COVID-19, a sprawa polska
A skoro o Polsce… Trudno mówić o kondycji gospodarczej i ekonomicznej mając do czynienia z sytuacją bezprecedensową. Na dziś możemy być pewni jednego – recesja techniczna już wystąpiła, bowiem odnotowano dwa ujemne kwartały z rzędu, którym epidemia z pewnością pomogła. W kraju mamy do czynienia z efektem domina, który jest spowodowany w dużej mierze ruchami prewencyjnymi. Ważne sektory gospodarcze pozostają wyjątkowo wrażliwe na obecne problemy. Konsumenci odwracają się od masowych wydarzeń kulturalnych i usług turystycznych. Dużo traci także sektor lotniczy.

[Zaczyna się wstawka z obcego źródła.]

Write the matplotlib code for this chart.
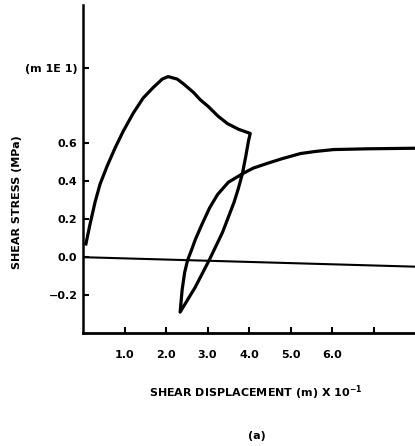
import matplotlib.pyplot as plt

# --- data ---
# shear stress path: loading, drop at ~4.0, unload to tip, reload to residual
disp = [0.07, 0.17, 0.29, 0.41, 0.58, 0.77, 0.97, 1.21, 1.45, 1.69, 1.91, 2.05, 2.27,
        2.42, 2.66, 2.83, 3.02, 3.25, 3.48, 3.75, 4.03,
        3.99, 3.92, 3.84, 3.74, 3.64, 3.36, 3.04, 2.70, 2.34,
        2.39, 2.45, 2.52, 2.61, 2.71, 2.87, 3.05, 3.24, 3.50, 3.84, 4.10, 4.44,
        4.80, 5.24, 5.60, 6.04, 6.86, 8.00]
stress = [0.07, 0.175, 0.29, 0.385, 0.48, 0.575, 0.665, 0.76, 0.84, 0.895, 0.94, 0.953, 0.94,
          0.915, 0.87, 0.83, 0.795, 0.745, 0.705, 0.675, 0.653,
          0.616, 0.53, 0.44, 0.36, 0.29, 0.13, -0.016, -0.16, -0.29,
          -0.17, -0.08, -0.016, 0.035, 0.095, 0.175, 0.26, 0.33, 0.395, 0.44, 0.47, 0.495,
          0.52, 0.547, 0.558, 0.568, 0.572, 0.575]

# reference line near zero
base_x = [0.0, 8.0]
base_y = [0.0, -0.05]

xticks = [1, 2, 3, 4, 5, 6, 7]
xlabels = ["1.0", "2.0", "3.0", "4.0", "5.0", "6.0", ""]
yticks = [-0.2, 0.0, 0.2, 0.4, 0.6, 1.0]
ylabels = ["\u22120.2", "0.0", "0.2", "0.4", "0.6", "(m 1E 1)"]

plt.rcParams["font.family"] = "DejaVu Sans"
plt.rcParams["font.weight"] = "bold"

fig = plt.figure(figsize=(4.15, 4.46), dpi=100)
ax = fig.add_axes([0.2, 0.2534, 0.8, 0.735])

ax.plot(disp, stress, color="black", linewidth=2.3, solid_joinstyle="round")
ax.plot(base_x, base_y, color="black", linewidth=1.5)

ax.set_xlim(0, 8.0)
ax.set_ylim(-0.4, 1.33)

ax.spines["top"].set_visible(False)
ax.spines["right"].set_visible(False)
ax.spines["left"].set_linewidth(1.8)
ax.spines["bottom"].set_linewidth(2.0)

ax.set_xticks(xticks)
ax.set_xticklabels(xlabels, fontsize=8, fontweight="bold")
ax.set_yticks(yticks)
ax.set_yticklabels(ylabels, fontsize=8, fontweight="bold")
ax.tick_params(axis="both", direction="in", length=4, width=1.5)
ax.tick_params(axis="x", pad=12)
ax.tick_params(axis="y", pad=4)

ax.set_ylabel("SHEAR STRESS (MPa)", fontsize=8, fontweight="bold")
ax.yaxis.set_label_coords(-0.185, 0.4)
ax.set_xlabel("SHEAR DISPLACEMENT (m) X 10$^{-1}$", fontsize=8, fontweight="bold")
ax.xaxis.set_label_coords(0.52, -0.155)
fig.text(0.62, 0.015, "(a)", fontsize=8, fontweight="bold", ha="center")

fig.savefig("out.png", dpi=100)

Prognozowanie względem rodzimego rynku jest utrudnione również ze względu na fakt, że nasz kraj nie został objęty badaniami OECD. Organizacja o takie badania pokusiła się na przykładzie Italii, a z raportów wynika, że olbrzymia liczba zachorowań nie obniży wskaźników gospodarczych, choć z drugiej strony odbiera nadzieje na jakikolwiek wzrost w roku 2020. Podstawowym kryterium ekonomicznym pozostaje skala rozprzestrzeniania się epidemii w poszczególnych obszarach kraju. Skutki gospodarcze mogą być wyraźnie odczuwalne w momencie w którym skażenie dotknie ośrodków uprzemysłowionych, a za taki uznajemy m.in. Śląsk. Zakładając, że liczba osób zarażonych wzrośnie w najbliższych dniach drastycznie – konsekwencje gospodarcze krajów takich jak Grecja, Hiszpania, czy wspomniane Włochy nie powinny powtórzyć się w naszych realiach. Wszystko za sprawą dużego udziału sektora turystycznego w krajowym PKB. W państwach zachodnich udział ten oscyluje w granicach kilkunastu procent.

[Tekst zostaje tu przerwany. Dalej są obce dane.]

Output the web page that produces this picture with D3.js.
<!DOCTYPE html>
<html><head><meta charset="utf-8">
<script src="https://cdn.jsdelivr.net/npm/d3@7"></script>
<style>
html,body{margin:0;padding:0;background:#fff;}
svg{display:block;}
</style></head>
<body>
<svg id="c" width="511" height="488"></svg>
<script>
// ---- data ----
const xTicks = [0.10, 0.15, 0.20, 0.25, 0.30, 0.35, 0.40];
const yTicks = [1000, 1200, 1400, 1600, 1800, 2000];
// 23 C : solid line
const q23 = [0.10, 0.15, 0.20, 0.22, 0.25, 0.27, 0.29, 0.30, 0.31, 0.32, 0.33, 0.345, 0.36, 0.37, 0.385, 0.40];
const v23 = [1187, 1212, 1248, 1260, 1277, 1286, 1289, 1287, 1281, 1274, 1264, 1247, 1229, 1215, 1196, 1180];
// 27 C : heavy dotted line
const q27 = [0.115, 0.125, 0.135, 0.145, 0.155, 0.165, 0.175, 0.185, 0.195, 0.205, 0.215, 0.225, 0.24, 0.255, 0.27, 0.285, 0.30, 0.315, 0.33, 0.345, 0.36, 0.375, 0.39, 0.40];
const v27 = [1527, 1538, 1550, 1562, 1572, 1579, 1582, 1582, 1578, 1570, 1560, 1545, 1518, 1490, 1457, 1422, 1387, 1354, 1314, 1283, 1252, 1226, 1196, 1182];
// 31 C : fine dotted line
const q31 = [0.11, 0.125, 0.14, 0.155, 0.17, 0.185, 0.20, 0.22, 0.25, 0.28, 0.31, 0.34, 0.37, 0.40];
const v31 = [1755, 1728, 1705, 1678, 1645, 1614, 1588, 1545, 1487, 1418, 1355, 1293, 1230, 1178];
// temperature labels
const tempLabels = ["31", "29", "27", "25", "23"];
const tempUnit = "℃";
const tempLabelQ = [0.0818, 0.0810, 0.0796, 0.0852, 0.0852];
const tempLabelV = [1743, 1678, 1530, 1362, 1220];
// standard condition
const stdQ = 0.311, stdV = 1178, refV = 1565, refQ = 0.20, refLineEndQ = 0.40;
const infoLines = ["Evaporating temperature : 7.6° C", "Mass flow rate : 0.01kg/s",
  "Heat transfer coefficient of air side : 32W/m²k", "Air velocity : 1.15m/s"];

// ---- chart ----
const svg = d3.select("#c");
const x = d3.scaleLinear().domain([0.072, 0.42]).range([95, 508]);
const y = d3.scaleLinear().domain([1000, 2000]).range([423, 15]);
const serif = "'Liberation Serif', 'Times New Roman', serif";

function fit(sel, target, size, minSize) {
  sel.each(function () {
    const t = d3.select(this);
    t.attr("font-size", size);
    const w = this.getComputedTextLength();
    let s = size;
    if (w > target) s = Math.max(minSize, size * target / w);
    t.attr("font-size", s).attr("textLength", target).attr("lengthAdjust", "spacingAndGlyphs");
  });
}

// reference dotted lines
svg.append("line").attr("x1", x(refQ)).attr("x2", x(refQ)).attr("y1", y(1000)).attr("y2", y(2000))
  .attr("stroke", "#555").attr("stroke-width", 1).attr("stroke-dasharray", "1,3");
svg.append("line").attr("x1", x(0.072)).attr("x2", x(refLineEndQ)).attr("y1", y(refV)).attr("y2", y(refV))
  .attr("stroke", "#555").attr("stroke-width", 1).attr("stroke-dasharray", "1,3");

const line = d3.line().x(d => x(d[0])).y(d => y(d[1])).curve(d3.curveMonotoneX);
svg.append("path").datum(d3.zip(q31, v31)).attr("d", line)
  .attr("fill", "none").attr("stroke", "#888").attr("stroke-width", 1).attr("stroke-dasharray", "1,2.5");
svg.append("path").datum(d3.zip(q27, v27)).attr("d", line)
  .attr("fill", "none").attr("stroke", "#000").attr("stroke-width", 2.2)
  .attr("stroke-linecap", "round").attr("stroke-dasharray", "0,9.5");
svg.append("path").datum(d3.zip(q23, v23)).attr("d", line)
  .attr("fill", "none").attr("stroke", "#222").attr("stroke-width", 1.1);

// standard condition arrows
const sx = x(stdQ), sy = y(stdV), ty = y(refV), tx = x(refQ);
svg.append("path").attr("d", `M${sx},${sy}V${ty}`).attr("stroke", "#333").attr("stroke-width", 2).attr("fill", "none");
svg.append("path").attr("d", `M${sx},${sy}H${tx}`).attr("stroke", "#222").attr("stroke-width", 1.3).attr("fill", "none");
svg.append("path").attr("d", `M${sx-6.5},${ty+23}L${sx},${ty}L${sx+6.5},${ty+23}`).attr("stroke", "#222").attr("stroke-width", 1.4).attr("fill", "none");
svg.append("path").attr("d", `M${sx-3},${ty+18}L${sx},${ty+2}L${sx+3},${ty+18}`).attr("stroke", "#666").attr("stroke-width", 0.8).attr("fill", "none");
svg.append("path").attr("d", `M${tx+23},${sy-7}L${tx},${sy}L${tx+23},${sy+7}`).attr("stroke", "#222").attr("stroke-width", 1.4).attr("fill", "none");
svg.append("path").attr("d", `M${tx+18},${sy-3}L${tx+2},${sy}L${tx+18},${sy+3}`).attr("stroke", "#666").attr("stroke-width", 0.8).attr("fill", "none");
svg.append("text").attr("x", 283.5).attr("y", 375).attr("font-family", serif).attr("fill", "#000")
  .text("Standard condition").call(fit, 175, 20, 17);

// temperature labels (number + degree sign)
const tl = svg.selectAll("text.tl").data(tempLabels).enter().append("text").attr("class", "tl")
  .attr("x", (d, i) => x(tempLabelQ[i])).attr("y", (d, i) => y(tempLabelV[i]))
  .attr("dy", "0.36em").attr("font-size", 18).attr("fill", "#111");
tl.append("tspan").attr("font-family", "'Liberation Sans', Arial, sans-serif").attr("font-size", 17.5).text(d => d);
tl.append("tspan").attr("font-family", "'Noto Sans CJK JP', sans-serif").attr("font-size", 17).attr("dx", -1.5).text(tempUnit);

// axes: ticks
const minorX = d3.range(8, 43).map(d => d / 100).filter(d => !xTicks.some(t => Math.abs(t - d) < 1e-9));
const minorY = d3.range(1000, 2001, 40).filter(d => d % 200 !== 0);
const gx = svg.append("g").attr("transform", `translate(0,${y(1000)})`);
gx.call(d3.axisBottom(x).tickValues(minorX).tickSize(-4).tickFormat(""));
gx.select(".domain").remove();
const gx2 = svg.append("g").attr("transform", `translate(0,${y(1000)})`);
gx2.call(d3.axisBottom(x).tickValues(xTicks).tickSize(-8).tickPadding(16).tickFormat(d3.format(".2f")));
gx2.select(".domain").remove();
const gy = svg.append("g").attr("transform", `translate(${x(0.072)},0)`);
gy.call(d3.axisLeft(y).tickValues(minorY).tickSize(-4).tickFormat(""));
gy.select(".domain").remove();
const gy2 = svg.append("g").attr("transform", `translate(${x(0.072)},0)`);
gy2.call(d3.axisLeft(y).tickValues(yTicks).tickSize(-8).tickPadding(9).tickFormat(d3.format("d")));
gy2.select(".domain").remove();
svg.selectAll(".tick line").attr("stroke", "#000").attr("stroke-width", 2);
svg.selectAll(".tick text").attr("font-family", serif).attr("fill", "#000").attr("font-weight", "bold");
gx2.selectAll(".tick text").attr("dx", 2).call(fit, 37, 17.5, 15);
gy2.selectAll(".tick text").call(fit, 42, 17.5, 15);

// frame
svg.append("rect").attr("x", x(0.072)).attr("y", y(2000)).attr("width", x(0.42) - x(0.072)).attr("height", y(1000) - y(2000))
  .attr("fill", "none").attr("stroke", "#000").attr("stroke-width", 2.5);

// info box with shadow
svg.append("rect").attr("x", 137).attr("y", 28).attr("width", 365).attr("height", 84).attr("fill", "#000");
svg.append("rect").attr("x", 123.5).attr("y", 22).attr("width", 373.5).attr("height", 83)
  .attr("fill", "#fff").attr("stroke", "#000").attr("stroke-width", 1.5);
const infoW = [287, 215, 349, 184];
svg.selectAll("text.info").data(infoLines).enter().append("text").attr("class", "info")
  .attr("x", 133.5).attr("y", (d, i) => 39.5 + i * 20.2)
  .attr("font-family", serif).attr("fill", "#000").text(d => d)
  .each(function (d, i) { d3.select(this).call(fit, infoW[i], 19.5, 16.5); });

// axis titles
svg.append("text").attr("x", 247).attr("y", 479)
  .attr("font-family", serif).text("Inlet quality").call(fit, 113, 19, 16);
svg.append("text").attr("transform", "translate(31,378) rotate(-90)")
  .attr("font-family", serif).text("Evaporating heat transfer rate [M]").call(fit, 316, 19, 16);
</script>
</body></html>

Wpływ na kondycję rodzimej gospodarki będą miały potencjalne ruchy polityczne. Eksperci z Departamentu Analiz Ekonomicznych NBP podkreślają, że scenariusz prognostyczny na ten czas zakłada obniżenie wzrostu gospodarczego oraz wzrost inflacji o charakterze przejściowym, w dalszym horyzoncie – jej spadek. Tu warto podkreślić, że jest to scenariusz ledwie bazowy z którego wynika, że inflacja konsumencka osiągnie wartość 3.7%. Należy dodać, że choć wpływ koronawirusa na prognozy jest zasadny, to znaczenie mają również wątki oboczne w postaci podwyżek cen energii oraz warunki meteorologiczne. Minimalny wpływ może mieć też świńska grypa, choć do zasięgów obecnej epidemii wciąż jej daleko.